How the World Became Quiet: A Post-Human Creation Myth (An Extract) 
by Rachel Swirsky

Part One—The Apocalypse of Trees
During the first million years of its existence, mankind survived five apocalypses without succumbing to extinction. It endured the Apocalypse of Steel, the Apocalypse of Hydrogen, the Apocalypse of Serotonin, and both Apocalypses of Water, the second of which occurred despite certain contracts to the contrary. Mankind also survived the Apocalypse of Grease, which wasn’t a true apocalypse, although it wiped out nearly half of humanity by clogging the gears that ran the densely-packed underwater cities of Lor, but that’s a tale for another time.
Humans laid the foundation for the sixth apocalypse in much the same way they’d triggered the previous ones. Having recovered their ambition after the Apocalypse of Serotonin and rebuilt their populations after the Apocalypse of Grease, they once again embarked on their species’ long term goal to wreak as much havoc as possible on the environment through carelessness and boredom. This time, the trees protested. They devoured buildings, whipped wind into hurricanes between their branches, tangled men into their roots and devoured them as mulch. In retaliation, men chopped down trees, fire-bombed jungles, and released genetically engineered insects to devour tender shoots.
The pitched battle decimated civilians on both sides, but eventually—though infested and rootless—the trees overwhelmed their opposition. Mankind was forced to send its battered representatives to a sacred grove in the middle of the world’s oldest forest and beg for a treaty.
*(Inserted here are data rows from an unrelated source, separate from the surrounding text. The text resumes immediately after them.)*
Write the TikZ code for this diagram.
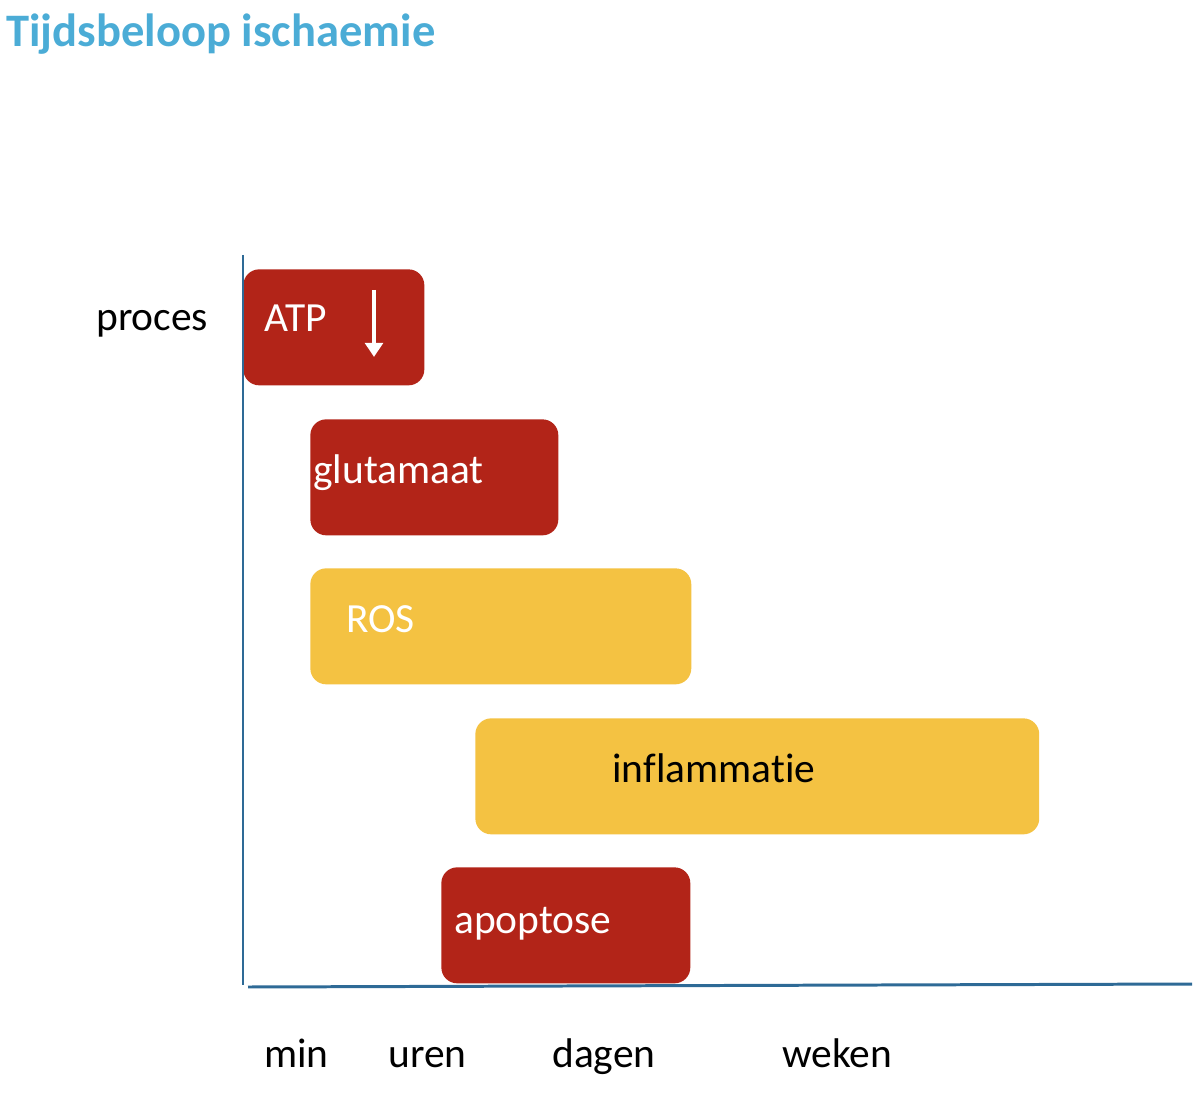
\documentclass[tikz,border=0pt]{standalone}
\usepackage{fontspec}
\setmainfont[Ligatures=CommonOff]{Carlito}
\usetikzlibrary{arrows.meta}
\definecolor{titleblue}{RGB}{75,172,214}
\definecolor{axisblue}{RGB}{46,106,150}
\definecolor{boxred}{RGB}{178,36,24}
\definecolor{boxyellow}{RGB}{244,194,66}
\begin{document}
\begin{tikzpicture}[x=0.02cm,y=-0.02cm,
    bar/.style={shape=rectangle,rounded corners=9pt,anchor=north west,inner sep=0pt,minimum height=2.32cm},
    txt/.style={anchor=base west,inner sep=0pt,font=\fontsize{23.6}{28}\selectfont}]
    \useasboundingbox (0,0) rectangle (1204,1098);
    \node[anchor=base west,inner sep=0pt,text=titleblue,font=\fontsize{26.5}{31}\selectfont\bfseries] (T) at (6,47) {Tijdsbeloop ischaemie};

    \node[bar,fill=boxred,minimum width=3.62cm] (ATP) at (243,269) {};
    \node[bar,fill=boxred,minimum width=4.96cm] (GLU) at (310,419) {};
    \node[bar,fill=boxyellow,minimum width=7.62cm] (ROS) at (310,568) {};
    \node[bar,fill=boxyellow,minimum width=11.28cm] (INF) at (475,718) {};
    \node[bar,fill=boxred,minimum width=4.98cm] (APO) at (441,867) {};

    \node[txt,white] (ATPt) at (264,332) {ATP};
    \node[txt,white] (GLUt) at (313,483) {glutamaat};
    \node[txt,white] (ROSt) at (346,632) {ROS};
    \node[txt] (INFt) at (612,782) {inflammatie};
    \node[txt,white] (APOt) at (454,933) {apoptose};

    \coordinate (A1) at (374,290);
    \coordinate (A2) at (374,357);
    \draw[white,line width=2.6pt,-{Triangle[width=10pt,length=8pt]}] (A1) -- (A2);

    \coordinate (Y1) at (243,255);
    \coordinate (Y0) at (243,985);
    \coordinate (X0) at (248,987);
    \coordinate (X1) at (1192,984);
    \draw[axisblue,line width=1.7pt] (Y1) -- (Y0);
    \draw[axisblue,line width=1.7pt] (X0) -- (X1);

    \node[txt] (P) at (96,331) {proces};
    \node[txt] (M) at (264,1067) {min};
    \node[txt] (U) at (388,1067) {uren};
    \node[txt] (D) at (552,1067) {dagen};
    \node[txt] (W) at (782,1067) {weken};
\end{tikzpicture}
\end{document}
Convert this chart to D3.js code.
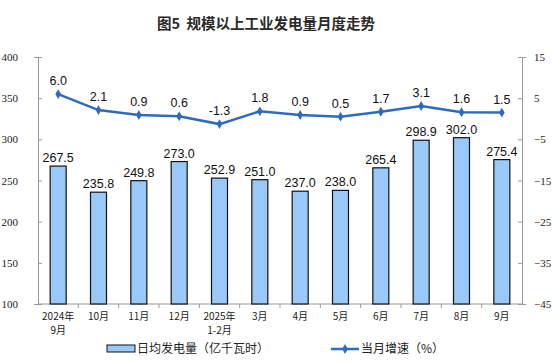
<!DOCTYPE html>
<html>
<head>
<meta charset="utf-8">
<script src="https://cdn.jsdelivr.net/npm/d3@7"></script>
<style>
  body { margin: 0; background: #fff; }
  svg { display: block; }
</style>
</head>
<body>
<svg id="chart"></svg>
<script>
const months = ["2024年|9月", "10月", "11月", "12月", "2025年|1-2月", "3月", "4月", "5月", "6月", "7月", "8月", "9月"];
const dailyOutput = [267.5, 235.8, 249.8, 273.0, 252.9, 251.0, 237.0, 238.0, 265.4, 298.9, 302.0, 275.4];
const growth = [6.0, 2.1, 0.9, 0.6, -1.3, 1.8, 0.9, 0.5, 1.7, 3.1, 1.6, 1.5];
const leftTicks = [100, 150, 200, 250, 300, 350, 400];
const rightTicks = [-45, -35, -25, -15, -5, 5, 15];

const width = 553, height = 362;
const margin = {top: 57, right: 31, bottom: 58, left: 38};
const innerW = width - margin.left - margin.right;
const innerH = height - margin.top - margin.bottom;

const svg = d3.select("#chart").attr("width", width).attr("height", height);

svg.append("text")
    .attr("x", 266).attr("y", 29)
    .attr("text-anchor", "middle")
    .style("font-family", "'Noto Sans CJK SC', sans-serif")
    .style("font-size", "14.5px")
    .style("font-weight", "bold")
    .style("white-space", "pre")
    .attr("fill", "#2a2a2a")
    .text("图5  规模以上工业发电量月度走势");

const g = svg.append("g").attr("transform", `translate(${margin.left},${margin.top})`);

const x = d3.scaleBand().domain(months).range([0, innerW]);
const yL = d3.scaleLinear().domain([100, 400]).range([innerH, 0]);
const yR = d3.scaleLinear().domain([-45, 15]).range([innerH, 0]);

const axisColor = "#999";
const tickFont = "'Liberation Serif', 'Times New Roman', serif";

// left axis
const la = g.append("g").call(d3.axisLeft(yL).tickValues(leftTicks).tickSize(4).tickPadding(10));
la.select(".domain").attr("stroke", axisColor);
la.selectAll(".tick line").attr("stroke", axisColor).attr("x2", 4);
la.selectAll("text").style("font-family", tickFont).style("font-size", "11px").attr("fill", "#222").attr("dx", "-6");

// right axis
const ra = g.append("g").attr("transform", `translate(${innerW},0)`)
    .call(d3.axisRight(yR).tickValues(rightTicks).tickSize(4).tickPadding(8));
ra.select(".domain").attr("stroke", axisColor);
ra.selectAll(".tick line").attr("stroke", axisColor).attr("x2", -4);
ra.selectAll("text").style("font-family", tickFont).style("font-size", "11px").attr("fill", "#222");

// bottom axis
const bx = g.append("g").attr("transform", `translate(0,${innerH})`);
bx.append("line").attr("x1", 0).attr("x2", innerW).attr("stroke", axisColor);
bx.selectAll("line.sep")
    .data(months.slice(1))
    .enter().append("line")
    .attr("class", "sep")
    .attr("x1", d => x(d)).attr("x2", d => x(d))
    .attr("y1", 0).attr("y2", 4)
    .attr("stroke", axisColor);
// one text per line so the two rows of a label stay apart
months.forEach(m => {
    m.split("|").forEach((part, i) => {
        bx.append("text")
            .attr("x", x(m) + x.bandwidth() / 2)
            .attr("y", 16 + i * 14)
            .attr("text-anchor", "middle")
            .style("font-family", "'Noto Sans CJK SC', sans-serif")
            .style("font-size", "10px")
            .attr("fill", "#222")
            .text(part);
    });
});

// bars
const barW = 16;
g.selectAll("rect.bar")
    .data(dailyOutput)
    .enter().append("rect")
    .attr("class", "bar")
    .attr("x", (d, i) => x(months[i]) + x.bandwidth() / 2 - barW / 2)
    .attr("y", d => yL(d))
    .attr("width", barW)
    .attr("height", d => innerH - yL(d))
    .attr("fill", "#99c9f9")
    .attr("stroke", "#111")
    .attr("stroke-width", 1.2);

g.selectAll("text.barlab")
    .data(dailyOutput)
    .enter().append("text")
    .attr("class", "barlab")
    .attr("x", (d, i) => x(months[i]) + x.bandwidth() / 2)
    .attr("y", d => yL(d) - 4)
    .attr("text-anchor", "middle")
    .style("font-family", "'Liberation Sans', Arial, sans-serif")
    .style("font-size", "12.5px")
    .attr("fill", "#111")
    .text(d => d.toFixed(1));

// line
const lineColor = "#2e6bbf";
const line = d3.line()
    .x((d, i) => x(months[i]) + x.bandwidth() / 2)
    .y(d => yR(d));
g.append("path")
    .datum(growth)
    .attr("d", line)
    .attr("fill", "none")
    .attr("stroke", lineColor)
    .attr("stroke-width", 2.5);

g.selectAll("path.marker")
    .data(growth)
    .enter().append("path")
    .attr("class", "marker")
    .attr("d", d3.symbol().type(d3.symbolDiamond).size(28))
    .attr("transform", (d, i) => `translate(${x(months[i]) + x.bandwidth() / 2},${yR(d)})`)
    .attr("fill", lineColor);

g.selectAll("text.linelab")
    .data(growth)
    .enter().append("text")
    .attr("class", "linelab")
    .attr("x", (d, i) => x(months[i]) + x.bandwidth() / 2)
    .attr("y", d => yR(d) - 9)
    .attr("text-anchor", "middle")
    .style("font-family", "'Liberation Sans', Arial, sans-serif")
    .style("font-size", "12.5px")
    .attr("fill", "#111")
    .text(d => d.toFixed(1));

// legend
const lg = svg.append("g").attr("transform", "translate(0,349)");
lg.append("rect").attr("x", 107).attr("y", -4).attr("width", 28).attr("height", 7)
    .attr("fill", "#99c9f9").attr("stroke", "#111").attr("stroke-width", 1);
lg.append("text").attr("x", 137).attr("y", 4)
    .style("font-family", "'Noto Sans CJK SC', sans-serif").style("font-size", "12px").attr("fill", "#222")
    .text("日均发电量（亿千瓦时）");
lg.append("line").attr("x1", 331).attr("x2", 359).attr("y1", 0).attr("y2", 0)
    .attr("stroke", lineColor).attr("stroke-width", 2.5);
lg.append("path").attr("d", d3.symbol().type(d3.symbolDiamond).size(28)).attr("transform", "translate(345,0)").attr("fill", lineColor);
lg.append("text").attr("x", 361).attr("y", 4)
    .style("font-family", "'Noto Sans CJK SC', sans-serif").style("font-size", "12px").attr("fill", "#222")
    .text("当月增速（%）");
</script>
</body>
</html>
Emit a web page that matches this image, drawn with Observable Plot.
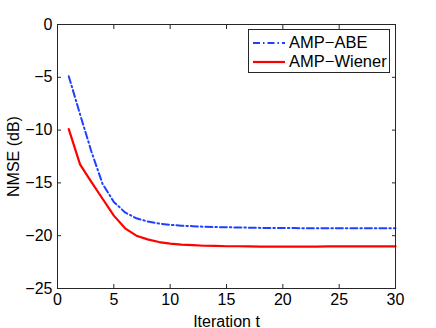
<!DOCTYPE html>
<html>
<head>
<meta charset="utf-8">
<script src="https://cdn.jsdelivr.net/npm/d3@7"></script>
<script src="https://cdn.jsdelivr.net/npm/@observablehq/plot@0.6"></script>
<style>
  html, body { margin: 0; padding: 0; background: #fff; }
  #wrap { position: relative; width: 436px; height: 328px; font-family: "Liberation Sans", Arial, sans-serif; }
  #wrap svg text { font-size: 16px; }
  #legend { position: absolute; left: 248px; top: 29px; width: 142px; height: 44px; border: 1px solid #262626; background: #fff; box-sizing: border-box; font-size: 16.5px; color: #000; }
  #legend .row { position: absolute; left: 4px; height: 19px; display: flex; align-items: center; }
  #legend svg { margin-right: 4px; }
</style>
</head>
<body>
<div id="wrap"></div>
<script>
const iterations = d3.range(1, 31);
const ampABE = [-4.9, -8.5, -12.0, -15.1, -16.8, -17.8, -18.35, -18.65, -18.85, -18.97,
  -19.05, -19.1, -19.15, -19.18, -19.2, -19.22, -19.24, -19.26, -19.27, -19.28,
  -19.28, -19.29, -19.29, -19.3, -19.3, -19.3, -19.3, -19.3, -19.3, -19.3];
const ampWiener = [-9.9, -13.25, -14.9, -16.5, -18.1, -19.3, -20.0, -20.35, -20.6, -20.75,
  -20.85, -20.9, -20.95, -20.97, -21.0, -21.0, -21.02, -21.03, -21.03, -21.03,
  -21.03, -21.03, -21.03, -21.02, -21.02, -21.02, -21.02, -21.02, -21.02, -21.02];
const seriesNames = ["AMP\u2212ABE", "AMP\u2212Wiener"];
const xTicks = [0, 5, 10, 15, 20, 25, 30];
const yTicks = [-25, -20, -15, -10, -5, 0];

const rows = [];
iterations.forEach((t, i) => {
  rows.push({t, v: ampABE[i], s: seriesNames[0]});
  rows.push({t, v: ampWiener[i], s: seriesNames[1]});
});

const font = "'Liberation Sans', Arial, sans-serif";
const chart = Plot.plot({
  width: 436,
  height: 328,
  marginLeft: 57,
  marginRight: 41,
  marginTop: 24,
  marginBottom: 40,
  style: {fontFamily: font, fontSize: "16px", color: "#000", background: "#fff"},
  x: {domain: [0, 30]},
  y: {domain: [-25, 0]},
  marks: [
    Plot.line(rows.filter(d => d.s === seriesNames[1]), {x: "t", y: "v", stroke: "#ff0000", strokeWidth: 2.2}),
    Plot.line(rows.filter(d => d.s === seriesNames[0]), {x: "t", y: "v", stroke: "#2040ff", strokeWidth: 2, strokeDasharray: "7,3,1.5,3"}),
    Plot.frame({stroke: "#262626", strokeWidth: 1}),
    Plot.axisX(xTicks, {anchor: "bottom", tickSize: -4, tickPadding: 9, fontSize: 16, label: "Iteration t", labelAnchor: "center", labelArrow: "none", labelOffset: 38, stroke: "#262626"}),
    Plot.axisX(xTicks, {anchor: "top", tickSize: -4, tickFormat: () => "", label: null, stroke: "#262626"}),
    Plot.axisY(yTicks, {anchor: "left", tickSize: -4, tickPadding: 9, fontSize: 16, label: "NMSE (dB)", labelAnchor: "center", labelArrow: "none", labelOffset: 50, stroke: "#262626"}),
    Plot.axisY(yTicks, {anchor: "right", tickSize: -4, tickFormat: () => "", label: null, stroke: "#262626"})
  ]
});

const wrap = document.getElementById("wrap");
wrap.appendChild(chart);

const legend = document.createElement("div");
legend.id = "legend";
const styles = [
  {stroke: "#2040ff", dash: "7,3,1.5,3", w: 2},
  {stroke: "#ff0000", dash: null, w: 2.2}
];
seriesNames.forEach((name, i) => {
  const row = document.createElement("div");
  row.className = "row";
  row.style.top = (3 + i * 19) + "px";
  row.innerHTML = `<svg width="32" height="10"><line x1="0" x2="32" y1="5" y2="5" stroke="${styles[i].stroke}" stroke-width="${styles[i].w}" ${styles[i].dash ? `stroke-dasharray="${styles[i].dash}"` : ""}/></svg><span>${name}</span>`;
  legend.appendChild(row);
});
wrap.appendChild(legend);
</script>
</body>
</html>
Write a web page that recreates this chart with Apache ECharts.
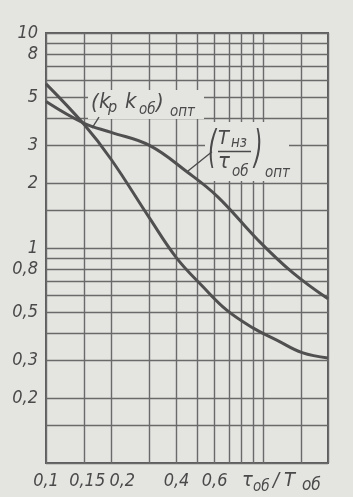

Negotiations went slowly since the trees insisted on communicating through the pitches of the wind in their leaves, which astute linguists played back at 1,000 times normal speed in order to render them comprehensible to human ears. It took a day for a sentence, a week for a paragraph, a month for an entire stipulation.
After ten years, a truce was completed. To demonstrate its significance, it was inked in blood drawn from human victims and printed on the pulped and flattened corpses of trees. The trees agreed to cease their increasing assaults and return forevermore to their previous quiescent vegetable state, in exchange for a single concession: mankind would henceforth sacrifice its genetic heritage and merge with animals to create a new, benevolent sentience with which to populate the globe.
After the final signatures and root-imprints were applied to the treaty, the last thing the trees were heard to say before their leaves returned to being mere producers of chlorophyll was this: At least it should keep them busy for a millennium or two, fighting among themselves.